Search code examples
c++gccprocessormemory-barriers

What is the difference between memory barrier and complier-only fence


As the question stated, I'm confused about the difference between memory barrier and complier-only fence.

Are they the same? If not what is the difference between them?


Solution

  • As a concrete example, consider the following code:

    int x = 0, y = 0;
    
    void foo() {
        x = 10;
        y = 20;
    }
    

    As it stands, without any barriers or fences, the compiler may reorder the two stores and emit assembly (pseudo)code like

    STORE [y], 20
    STORE [x], 10
    

    If you insert a compiler-only fence between x = 10; and y = 20;, the compiler is inhibited from doing this, and must instead emit

    STORE [x], 10
    STORE [y], 20
    

    However, suppose we have another observer looking at the values of x and y in memory, such as a memory-mapped hardware device, or another thread that is going to do

    void observe() {
        std::cout << x << ", ";
        std::cout << y << std::endl;
    }
    

    (Assume for simplicity that the loads from x and y in observe() do not get reordered in any way, and that loads and stores to int happen to be atomic on this system.) Depending on when its loads take place with respect to the stores in foo(), we can see that it could print out 0, 0 or 10, 0 or 10, 20. It might appear that 0, 20 would be impossible, but that is actually not so in general.

    Even though the instructions in foo stored x and y in that order, on some architectures without strict store ordering, that does not guarantee that those stores will become visible to observe() in the same order. It could be that due to out-of-order execution, the core executing foo() actually executed the store to y before the store to x. (Say, if the cache line containing y was already in L1 cache, but the cache line for x was not; the CPU might as well go ahead and do the store to y rather than stalling for possibly hundreds of cycles while the cache line for x is loaded.) Or, the stores could be held in a store buffer and possibly flushed out to L1 cache in the opposite order. Either way, it is possible that observe() prints out 0, 20.

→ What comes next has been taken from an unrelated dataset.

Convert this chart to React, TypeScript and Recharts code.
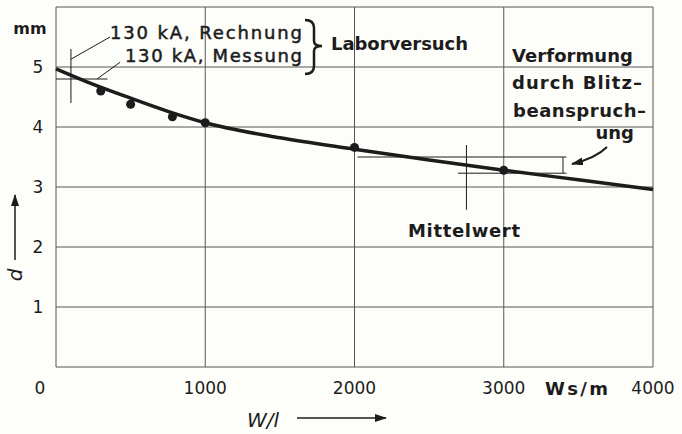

    To ensure the desired ordering, the CPU has to be told to do so, often by executing an explicit memory barrier instruction between the two stores. This will cause the CPU to wait until the store to x has been made visible (by loading the cache line, draining the store buffer, etc) before making the store to y visible. So if you ask the compiler to put in a memory barrier, it will emit assembly like

    STORE [x], 10
    BARRIER
    STORE [y], 20
    

    In this case, you can be assured that observe() will print either 0, 0 or 10, 0 or 10, 20, but never 0, 20.

    (Please note that many simplifying assumptions have been made here. If trying to write this in actual C++, you'd need to use std::atomic types and some similar barrier in observe() to ensure its loads were not reordered.)